• _SOURCE DATA_
## begin
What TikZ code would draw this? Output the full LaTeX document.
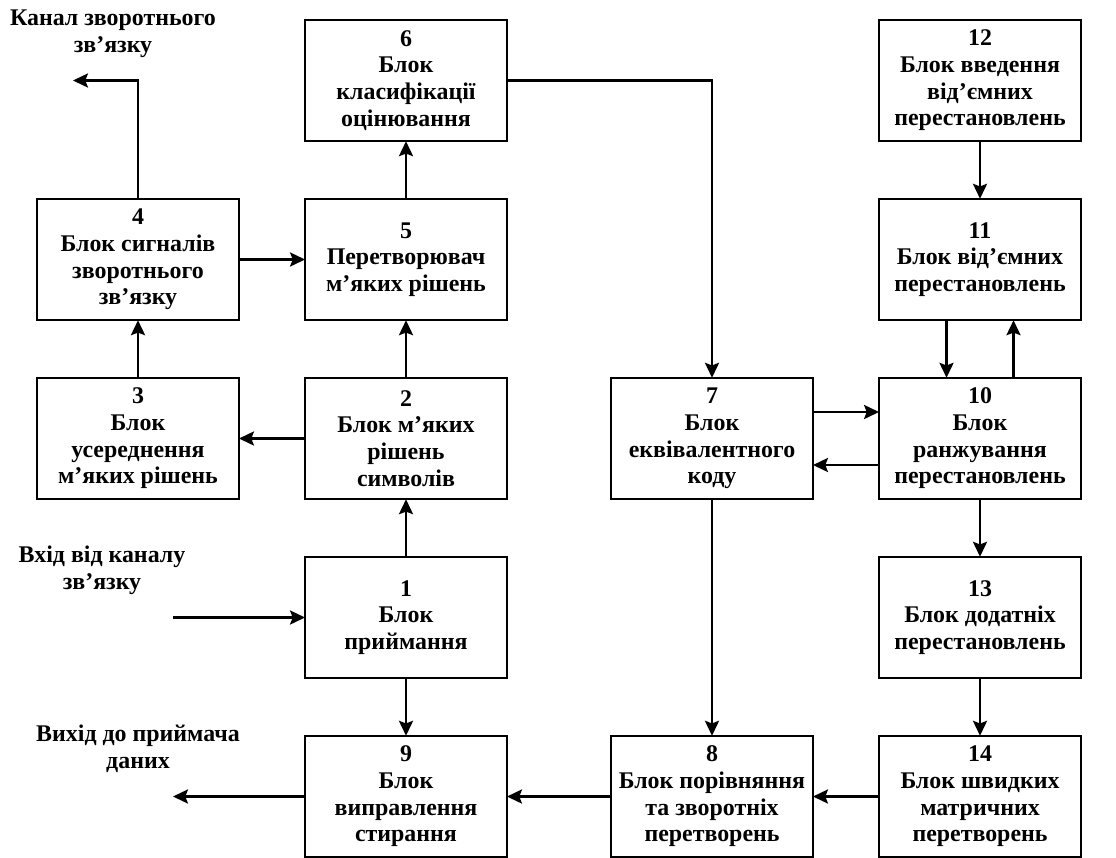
\documentclass[tikz,border=0pt]{standalone}
\usepackage{fontspec}
\setmainfont{Liberation Serif}
\usetikzlibrary{positioning,arrows.meta}

\begin{document}
\begin{tikzpicture}[
  node distance=1.15cm and 1.32cm,
  box/.style={rectangle, draw, line width=1.4pt, outer sep=0pt, minimum width=4.04cm, minimum height=2.43cm, align=center, inner sep=2pt, font=\bfseries\fontsize{13.6}{15.2}\selectfont},
  lbl/.style={align=center, font=\bfseries\fontsize{13.6}{15.2}\selectfont},
  arr/.style={-{Stealth[length=8.5pt, width=8pt, inset=1.5pt]}, line width=1.4pt}
]
\useasboundingbox (0,0) rectangle (22.32,-17.14);
\node[box] (b5) at (8.12,-5.19) {5\\Перетворювач\\м’яких рішень};
\node[box, above=of b5] (b6) {6\\Блок\\класифікації\\оцінювання};
\node[box, left=of b5] (b4) {4\\Блок сигналів\\зворотнього\\зв’язку};
\node[box, below=of b5] (b2) {2\\Блок м’яких\\рішень\\символів};
\node[box, left=of b2] (b3) {3\\Блок\\усереднення\\м’яких рішень};
\node[box, below=of b2] (b1) {1\\Блок\\приймання};
\node[box, below=of b1] (b9) {9\\Блок\\виправлення\\стирання};
\node[box, right=2.08cm of b2] (b7) {7\\Блок\\еквівалентного\\коду};
\node[box, right=of b7] (b10) {10\\Блок\\ранжування\\перестановлень};
\node[box, above=of b10] (b11) {11\\Блок від’ємних\\перестановлень};
\node[box, above=of b11] (b12) {12\\Блок введення\\від’ємних\\перестановлень};
\node[box, below=of b10] (b13) {13\\Блок додатніх\\перестановлень};
\node[box, below=of b13] (b14) {14\\Блок швидких\\матричних\\перетворень};
\node[box, right=2.08cm of b9] (b8) {8\\Блок порівняння\\та зворотніх\\перетворень};

\node[lbl] (fbtxt) at (2.26,-0.68) {Канал зворотнього\\зв’язку};
\node[lbl] (intxt) at (2.04,-11.4) {Вхід від каналу\\зв’язку};
\node[lbl] (outtxt) at (2.76,-14.98) {Вихід до приймача\\даних};
\coordinate (fbout) at ([xshift=-1.3cm]b4.north |- b6.west);
\coordinate[left=2.64cm of b1] (in);
\coordinate[left=2.64cm of b9] (out);

\draw[arr] (b4.north) |- (fbout);
\draw[arr] (b4) -- (b5);
\draw[arr] (b5) -- (b6);
\draw[arr] (b3) -- (b4);
\draw[arr] (b2) -- (b3);
\draw[arr] (b2) -- (b5);
\draw[arr] (b1) -- (b2);
\draw[arr] (in) -- (b1);
\draw[arr] (b1) -- (b9);
\draw[arr] (b9) -- (out);
\draw[arr] (b6.east) -| (b7.north);
\draw[arr] ([yshift=0.53cm]b7.east) -- ([yshift=0.53cm]b10.west);
\draw[arr] ([yshift=-0.53cm]b10.west) -- ([yshift=-0.53cm]b7.east);
\draw[arr] ([xshift=-0.67cm]b11.south) -- ([xshift=-0.67cm]b10.north);
\draw[arr] ([xshift=0.67cm]b10.north) -- ([xshift=0.67cm]b11.south);
\draw[arr] (b12) -- (b11);
\draw[arr] (b10) -- (b13);
\draw[arr] (b13) -- (b14);
\draw[arr] (b14) -- (b8);
\draw[arr] (b8) -- (b9);
\draw[arr] (b7) -- (b8);
\end{tikzpicture}
\end{document}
## end
• _WHAT IS ASKED_
Repeat exactly and only the lines from the start of the data above through the line that holds "of b9] (out);", inclusive. Pictures do not belong in the copy.

• _ANSWER FOR THIS EXERCISE_
What TikZ code would draw this? Output the full LaTeX document.
\documentclass[tikz,border=0pt]{standalone}
\usepackage{fontspec}
\setmainfont{Liberation Serif}
\usetikzlibrary{positioning,arrows.meta}

\begin{document}
\begin{tikzpicture}[
  node distance=1.15cm and 1.32cm,
  box/.style={rectangle, draw, line width=1.4pt, outer sep=0pt, minimum width=4.04cm, minimum height=2.43cm, align=center, inner sep=2pt, font=\bfseries\fontsize{13.6}{15.2}\selectfont},
  lbl/.style={align=center, font=\bfseries\fontsize{13.6}{15.2}\selectfont},
  arr/.style={-{Stealth[length=8.5pt, width=8pt, inset=1.5pt]}, line width=1.4pt}
]
\useasboundingbox (0,0) rectangle (22.32,-17.14);
\node[box] (b5) at (8.12,-5.19) {5\\Перетворювач\\м’яких рішень};
\node[box, above=of b5] (b6) {6\\Блок\\класифікації\\оцінювання};
\node[box, left=of b5] (b4) {4\\Блок сигналів\\зворотнього\\зв’язку};
\node[box, below=of b5] (b2) {2\\Блок м’яких\\рішень\\символів};
\node[box, left=of b2] (b3) {3\\Блок\\усереднення\\м’яких рішень};
\node[box, below=of b2] (b1) {1\\Блок\\приймання};
\node[box, below=of b1] (b9) {9\\Блок\\виправлення\\стирання};
\node[box, right=2.08cm of b2] (b7) {7\\Блок\\еквівалентного\\коду};
\node[box, right=of b7] (b10) {10\\Блок\\ранжування\\перестановлень};
\node[box, above=of b10] (b11) {11\\Блок від’ємних\\перестановлень};
\node[box, above=of b11] (b12) {12\\Блок введення\\від’ємних\\перестановлень};
\node[box, below=of b10] (b13) {13\\Блок додатніх\\перестановлень};
\node[box, below=of b13] (b14) {14\\Блок швидких\\матричних\\перетворень};
\node[box, right=2.08cm of b9] (b8) {8\\Блок порівняння\\та зворотніх\\перетворень};

\node[lbl] (fbtxt) at (2.26,-0.68) {Канал зворотнього\\зв’язку};
\node[lbl] (intxt) at (2.04,-11.4) {Вхід від каналу\\зв’язку};
\node[lbl] (outtxt) at (2.76,-14.98) {Вихід до приймача\\даних};
\coordinate (fbout) at ([xshift=-1.3cm]b4.north |- b6.west);
\coordinate[left=2.64cm of b1] (in);
\coordinate[left=2.64cm of b9] (out);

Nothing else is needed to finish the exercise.